2 + 2 = ?


Here is a joke about economists:
A mathematician, an accountant and an economist apply for the same job.

The interviewer calls in the mathematician and asks "What do two plus two equal?" The mathematician replies "Four." The interviewer asks "Four, exactly?" The mathematician looks at the interviewer incredulously and says "Yes, four, exactly."

Then the interviewer calls in the accountant and asks the same question "What do two plus two equal?" The accountant says "On average, four - give or take ten percent, but on average, four."

Then the interviewer calls in the economist and poses the same question "What do two plus two equal?" The economist gets up, locks the door, closes the shade, sits down next to the interviewer and says, "What do you want it to equal"?

Economists (and very few others) find this joke funny because it is very revealing about how economists are used in the real world. Working for the Congressional Budget Office (CBO) is one of the rare jobs in which politicians ask economists to provide a complete analysis of an issue. In most cases, politicians hire economists to provide evidence to support pre-existing narratives.
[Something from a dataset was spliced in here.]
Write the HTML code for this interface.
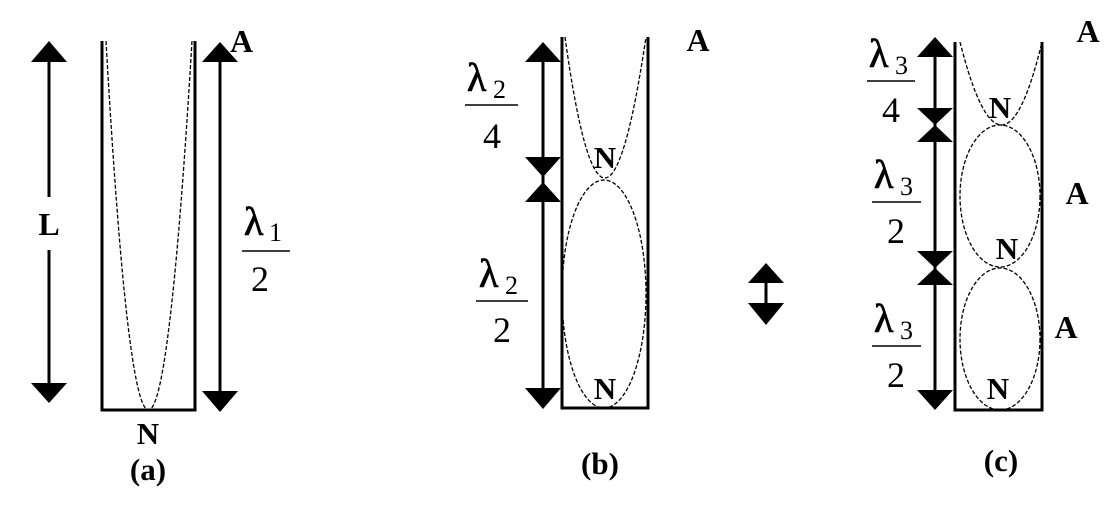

For example, a colleague worked as an economist for the State of Wisconsin when Tommy Thompson was its governor. There was some discussion among legislators about increasing the minimum wage. Rather than going to the staff economists and asking for a complete analysis of the proposal (seeking the pros and cons of the issue), Governor Thompson's staff asked simply for economic arguments against raising the minimum wage. The governor had decided his position on the issue without having full information. Indeed, he did not want a complete analysis. He just sought support for the belief he had formed without all the facts.

This is typical of how politicians across the political spectrum use economists. They treat them as hired guns, rather than the objective analysts they are capable of being. This is one of reasons why economists in the media may seem to contradict each other. They may be presenting different sides of the issue. But neither is providing the whole truth. One of my primary goals as a teacher is to help people to see "the truth, the whole truth, and nothing but the truth" about macroeconomic issues.